Ubuntu – Partition Scheme Questions in Dual Boot Ubuntu/Windows installation

dual-bootext4ntfspartitioningsystem-installation

I just got a new laptop with Windows 8 and I am ready to install Ubuntu. I see the hard drive already has quite a few partitions, most of which seem related to Windows recovery.

See capture:
I am not allowed to post images, so I am including a link to the capture instead.
Partitions on my computer

I think I should probably avoid touching those partitions, if I want to keep the factory system recovery options. Any comments on this?

I see there is a partition marked as Active & Boot, a 300 MB FAT32 partition with type EFI System Partition. Is anyone familiar with this type of partition? When installing UBUNTU should I somehow use this partition for grub or something like that? If so, how would I do that?

The disk has 1000GB.
I am thinking I would like to:

  • Resize the main partition (Acer/NTFS) with Windows. Not sure what the minimum size should be. Is 80GB OK? Too small? Too large?
  • Use the freed up space to create the rest of partitions… But I think I will need to create an extended partition, because there are already too many partitions, am I right?

  • Create a Windows data partition (NTFS) with maybe 200-300 GB

  • Create an UBUNTU OS partition. EXT4 ok? Or is there a better filesystem for the OS? What about size? Maybe 50 GB? 100 GB?
  • Create a swap partition, maybe 16GB because that's the maximum RAM allowed in the system. Or maybe I can set it to exactly 8GB as the current size of RAM and resize later if needed?
  • Create a data partition for /home, with the remaining space (probably around 500-600 GB).

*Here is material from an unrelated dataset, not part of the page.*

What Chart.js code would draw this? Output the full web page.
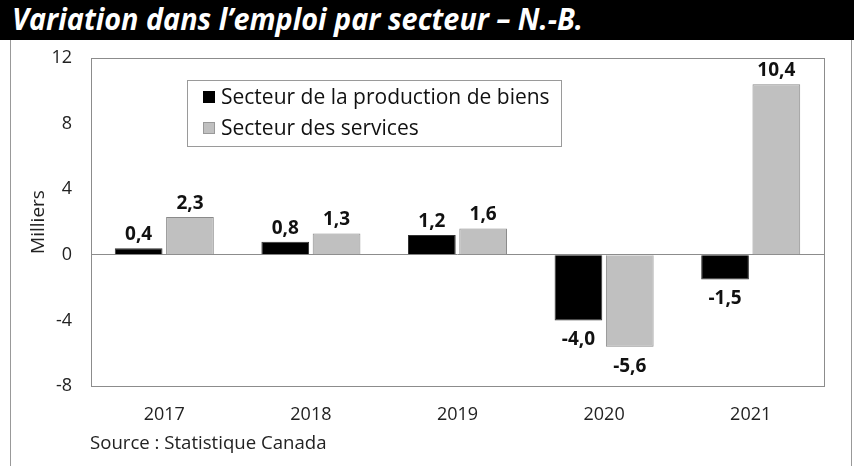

NOW, I am thinking I would like the /home partition to be visible to Windows. To do so I believe I would need to use NTFS as filesystem for that partition. Does this make sense at all? Maybe UBUNTU is more comfortable (faster access, etc) with EXT4 or other Linux filesystem and I would sacrificing performance? If a linux filesystem should be used is EXT4 the best or other?

Best Answer

You don't need to -- and in fact can't -- create an extended partition. This is because the disk uses the GUID Partition Table (GPT).

Using NTFS for /home is a bad idea at best, and impossible at worst, because you must be able to use Unix/Linux filesystem features in /home that NTFS doesn't provide. Instead, you should either use a Windows filesystem driver for a Linux filesystem or create some other non-/home partition for sharing files. (You could mount that partition within your home directory -- say, /home/user254803/shared -- if you wanted to.) I believe there are some decent ext2/3fs drivers for Windows, but I don't know how well they cope with ext4fs. Windows drivers for other filesystems are much more primitive or non-existent, AFAIK.

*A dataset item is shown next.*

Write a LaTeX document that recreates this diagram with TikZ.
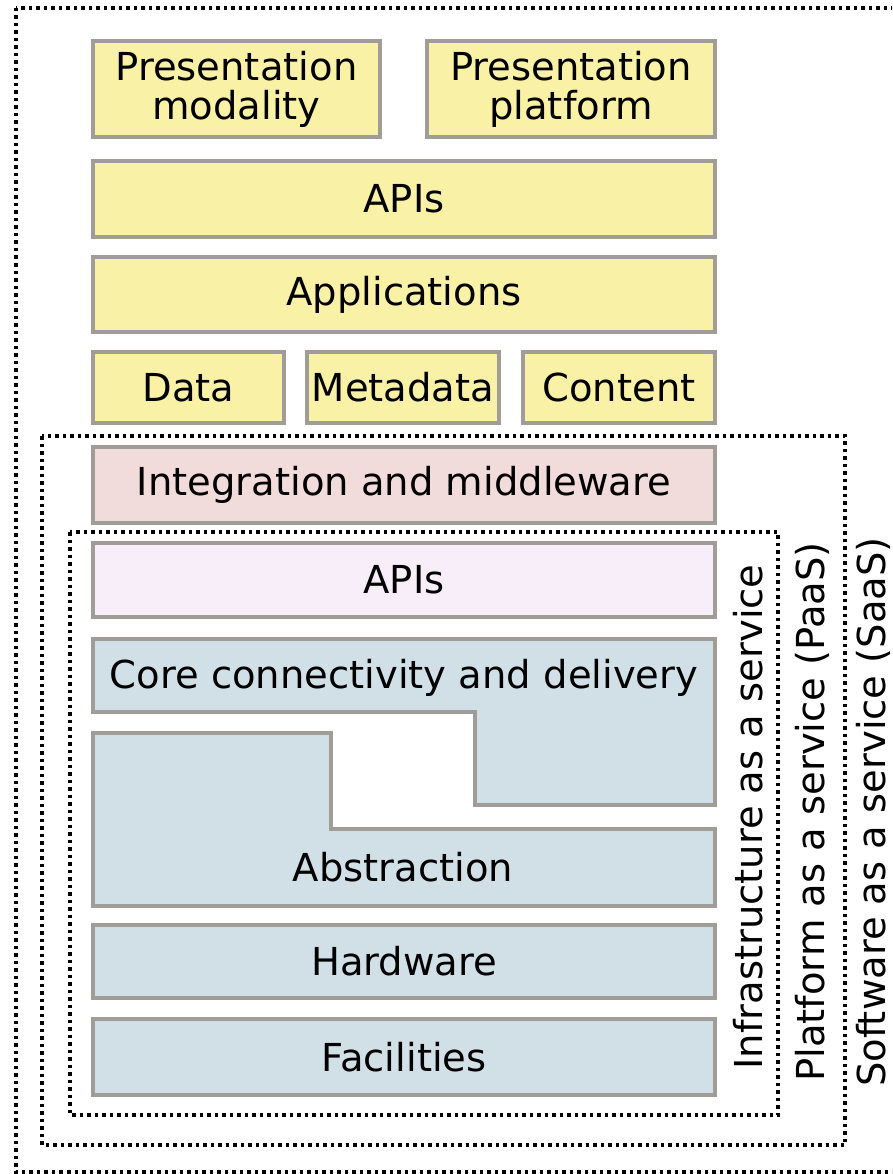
\documentclass[tikz,border=0pt]{standalone}
\usepackage{fontspec}
\setmainfont{DejaVu Sans}
\definecolor{yel}{HTML}{F9F1A6}
\definecolor{bord}{HTML}{A09C98}
\definecolor{blu}{HTML}{D1E0E6}
\definecolor{pnk}{HTML}{F2DCDB}
\definecolor{lav}{HTML}{F8EEFA}
\tikzset{
  txt/.style={font=\fontsize{38.5}{39}\selectfont},
  box/.style={draw=bord, line width=4pt, inner sep=0pt, txt, align=center},
  ybox/.style={box, fill=yel},
  bbox/.style={box, fill=blu},
  frame/.style={draw=black, line width=3.5pt, dash pattern=on 3.5pt off 4pt},
  lbl/.style={txt, rotate=90, inner sep=0pt}
}
\begin{document}
\begin{tikzpicture}[x=1pt,y=-1pt]
\useasboundingbox (0,0) rectangle (892,1174);
\clip (0,0) rectangle (892,1174);
% outer frames
\draw[frame] (16,8) rectangle (930,1172);
\draw[frame] (42,436) rectangle (845,1145);
\draw[frame] (70,532) rectangle (778,1115);
% top boxes
\node[ybox, minimum width=287pt, minimum height=96pt] (pm) at (236.5,89) {Presentation\\modality};
\node[ybox, minimum width=288pt, minimum height=96pt] (pp) at (571,89) {Presentation\\platform};
\node[ybox, minimum width=622pt, minimum height=76pt] (api1) at (404,199) {APIs};
\node[ybox, minimum width=622pt, minimum height=75pt] (app) at (404,294.5) {Applications};
\node[ybox, minimum width=191pt, minimum height=71pt] (data) at (188.5,387.5) {Data};
\node[ybox, minimum width=192pt, minimum height=71pt] (meta) at (403,387.5) {Metadata};
\node[ybox, minimum width=192pt, minimum height=71pt] (cont) at (619,387.5) {Content};
\node[box, fill=pnk, minimum width=622pt, minimum height=76pt] (integ) at (404,485) {Integration and middleware};
\node[box, fill=lav, minimum width=622pt, minimum height=74pt] (api2) at (404,580) {APIs};
% core and abstraction
\draw[draw=bord, line width=4pt, fill=blu] (93,639) -- (715,639) -- (715,805) -- (475,805) -- (475,712) -- (93,712) -- cycle;
\node[txt, inner sep=0pt] (core) at (404,678) {Core connectivity and delivery};
\draw[draw=bord, line width=4pt, fill=blu] (93,733) -- (331,733) -- (331,829) -- (715,829) -- (715,906) -- (93,906) -- cycle;
\node[txt, inner sep=0pt] (abs) at (403,867) {Abstraction};
\node[bbox, minimum width=622pt, minimum height=73pt] (hw) at (404,961.5) {Hardware};
\node[bbox, minimum width=622pt, minimum height=76pt] (fac) at (404,1057) {Facilities};
% side labels
\node[lbl] (iaas) at (748,817) {Infrastructure as a service};
\node[lbl] (paas) at (812,812) {Platform as a service (PaaS)};
\node[lbl] (saas) at (873,812) {Software as a service (SaaS)};
\end{tikzpicture}
\end{document}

The 300MB FAT partition is an EFI System Partition (ESP), which holds boot loaders. Ubuntu should detect and use it automatically. (The Ubuntu installer refers to it as an "EFI boot partition" and treats it a little differently from other partitions.)

You may want to check my Web page on EFI installations and/or the Ubuntu community wiki on EFI to learn more on the subject. EFI is very different from BIOS in the boot stage, and the differences between MBR and GPT have implications (mainly no logical partitions), but in terms of Linux partitions and how to make room for Linux, it's pretty similar to any other installation -- the arguments for and against a separate /home partition, sizing issues, etc., are all the same as they are on a BIOS-based computer.